Given information:
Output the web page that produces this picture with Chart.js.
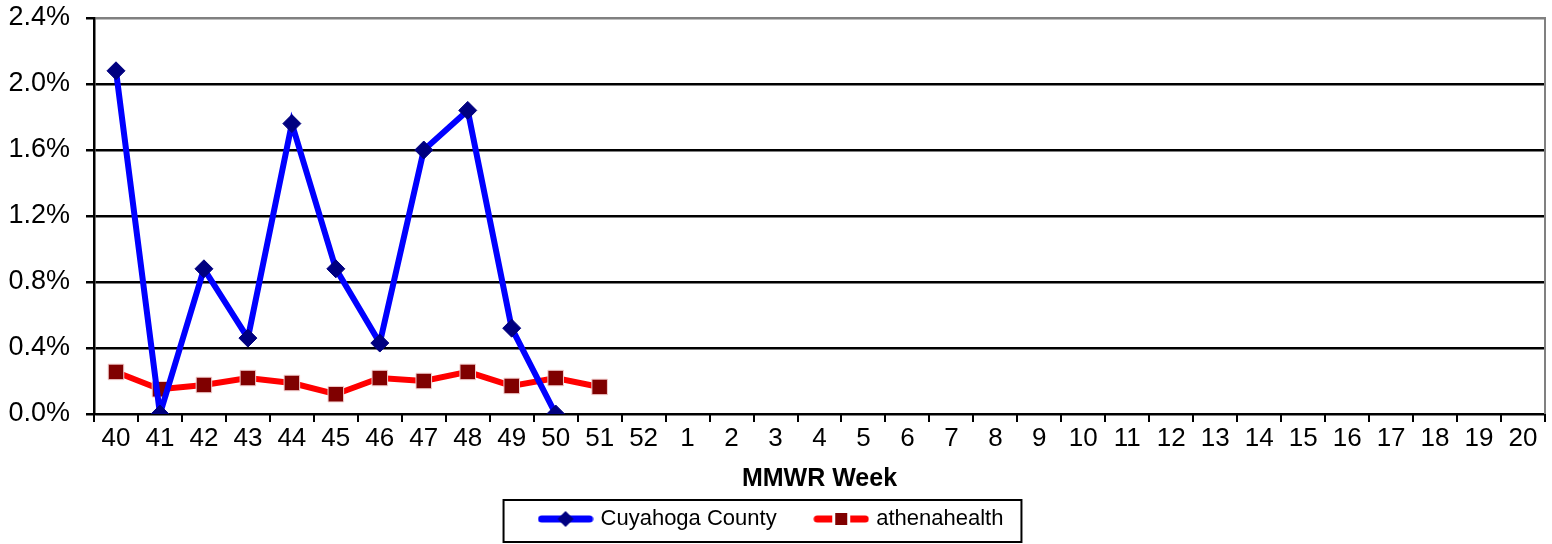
<!DOCTYPE html>
<html>
<head>
<meta charset="utf-8">
<script src="https://cdn.jsdelivr.net/npm/chart.js@4/dist/chart.umd.min.js"></script>
<style>
  html, body { margin: 0; padding: 0; background: #fff; }
  #wrap { width: 1552px; height: 544px; }
</style>
</head>
<body>
<div id="wrap"><canvas id="fluChart" width="1552" height="544"></canvas></div>
<script>
// MMWR weeks 40..52 then 1..20
const weeks = ['40', '41', '42', '43', '44', '45', '46', '47', '48', '49', '50', '51', '52',
    '1', '2', '3', '4', '5', '6', '7', '8', '9', '10', '11', '12', '13', '14', '15', '16', '17', '18', '19', '20'];

// percent values, null = no data yet
const cuyahoga = [2.08, 0.0, 0.88, 0.46, 1.76, 0.88, 0.43, 1.60, 1.84, 0.52, 0.0];
const athena = [0.255, 0.15, 0.176, 0.218, 0.188, 0.12, 0.218, 0.20, 0.255, 0.17, 0.218, 0.164];

const yTicks = { min: 0, max: 2.4, step: 0.4 };

function pad(arr) {
    const out = arr.slice();
    while (out.length < weeks.length) out.push(null);
    return out;
}

// legend samples: line with the marker in the middle
function legendSample(lineColor, drawMarker) {
    const c = document.createElement('canvas');
    c.width = 56;
    c.height = 20;
    const g = c.getContext('2d');
    g.strokeStyle = lineColor;
    g.lineWidth = 7;
    g.lineCap = 'round';
    g.beginPath();
    g.moveTo(4, 10);
    g.lineTo(52, 10);
    g.stroke();
    drawMarker(g, 28, 10);
    return c;
}

const blueSample = legendSample('#0000ff', (g, x, y) => {
    g.fillStyle = '#000080';
    g.beginPath();
    g.moveTo(x, y - 8);
    g.lineTo(x + 8, y);
    g.lineTo(x, y + 8);
    g.lineTo(x - 8, y);
    g.closePath();
    g.fill();
});

const redSample = legendSample('#ff0000', (g, x, y) => {
    g.fillStyle = '#ffffff';
    g.fillRect(x - 9, y - 9, 18, 18);
    g.fillStyle = '#800000';
    g.fillRect(x - 6, y - 6, 12, 12);
});

const frame = {
    id: 'frame',
    afterDraw(chart) {
        const ctx = chart.ctx;
        const a = chart.chartArea;
        ctx.save();
        // right border of plot
        ctx.strokeStyle = '#808080';
        ctx.lineWidth = 2;
        ctx.beginPath();
        ctx.moveTo(a.right, a.top - 1);
        ctx.lineTo(a.right, a.bottom);
        ctx.stroke();
        // box round the legend
        const lg = chart.legend;
        const hb = lg.legendHitBoxes;
        if (hb && hb.length) {
            const last = hb[hb.length - 1];
            const left = hb[0].left - 38;
            const right = last.left + last.width + 18;
            ctx.strokeStyle = '#000';
            ctx.lineWidth = 2;
            ctx.strokeRect(left, lg.top + 2, right - left, lg.bottom - lg.top);
        }
        ctx.restore();
    }
};

Chart.defaults.font.family = '"Liberation Sans", Arial, sans-serif';
Chart.defaults.color = '#000';

const ctx = document.getElementById('fluChart').getContext('2d');
const fluChart = new Chart(ctx, {
    type: 'line',
    data: {
        labels: weeks,
        datasets: [{
            label: 'Cuyahoga County',
            data: pad(cuyahoga),
            borderColor: '#0000ff',
            borderWidth: 6,
            pointStyle: 'rectRot',
            pointRadius: 9,
            pointBackgroundColor: '#000080',
            pointBorderColor: '#000080',
            pointBorderWidth: 1,
            tension: 0,
            spanGaps: false
        }, {
            label: 'athenahealth',
            data: pad(athena),
            borderColor: '#ff0000',
            borderWidth: 6,
            pointStyle: 'rect',
            pointRadius: 11,
            pointBackgroundColor: '#800000',
            pointBorderColor: '#f4d0d0',
            pointBorderWidth: 1,
            tension: 0,
            spanGaps: false
        }]
    },
    options: {
        responsive: false,
        animation: false,
        layout: {
            autoPadding: false,
            padding: { top: 18, right: 7, bottom: 4, left: 0 }
        },
        plugins: {
            legend: {
                position: 'bottom',
                labels: {
                    usePointStyle: true,
                    pointStyleWidth: 48,
                    padding: 10,
                    font: { size: 22 },
                    generateLabels(chart) {
                        return chart.data.datasets.map((ds, i) => ({
                            // trailing spaces widen the gap between the two entries
                            text: i === 0 ? ds.label + '     ' : ds.label,
                            pointStyle: i === 0 ? blueSample : redSample,
                            fillStyle: 'transparent',
                            strokeStyle: 'transparent',
                            lineWidth: 0,
                            hidden: false,
                            datasetIndex: i
                        }));
                    }
                }
            },
            tooltip: { enabled: false }
        },
        scales: {
            x: {
                offset: true,
                grid: {
                    offset: true,
                    drawOnChartArea: false,
                    drawTicks: true,
                    tickLength: 8,
                    color: '#000',
                    lineWidth: 2
                },
                border: { color: '#000', width: 2 },
                ticks: {
                    autoSkip: false,
                    maxRotation: 0,
                    padding: 1,
                    font: { size: 26 }
                },
                title: {
                    display: true,
                    text: 'MMWR Week',
                    font: { size: 25, weight: 'bold' },
                    padding: { top: 0, bottom: 4 }
                },
                afterFit(scale) {
                    scale.height = 84;
                    scale.paddingLeft = 0;
                    scale.paddingRight = 0;
                }
            },
            y: {
                min: yTicks.min,
                max: yTicks.max,
                grid: {
                    color: c => (c.tick && c.tick.value > yTicks.max - 0.01) ? '#808080' : '#000',
                    tickColor: '#000',
                    lineWidth: 2.5,
                    tickLength: 8
                },
                border: { color: '#000', width: 2.5 },
                ticks: {
                    stepSize: yTicks.step,
                    padding: 16,
                    font: { size: 27 },
                    callback: v => v.toFixed(1) + '%'
                },
                afterFit(scale) {
                    scale.width = 94;
                    scale.paddingTop = 0;
                    scale.paddingBottom = 0;
                }
            }
        }
    },
    plugins: [frame]
});
</script>
</body>
</html>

Task:
Of the lines in the listing, how many hold the word "with"? Nothing but the number is needed.

Task response:
2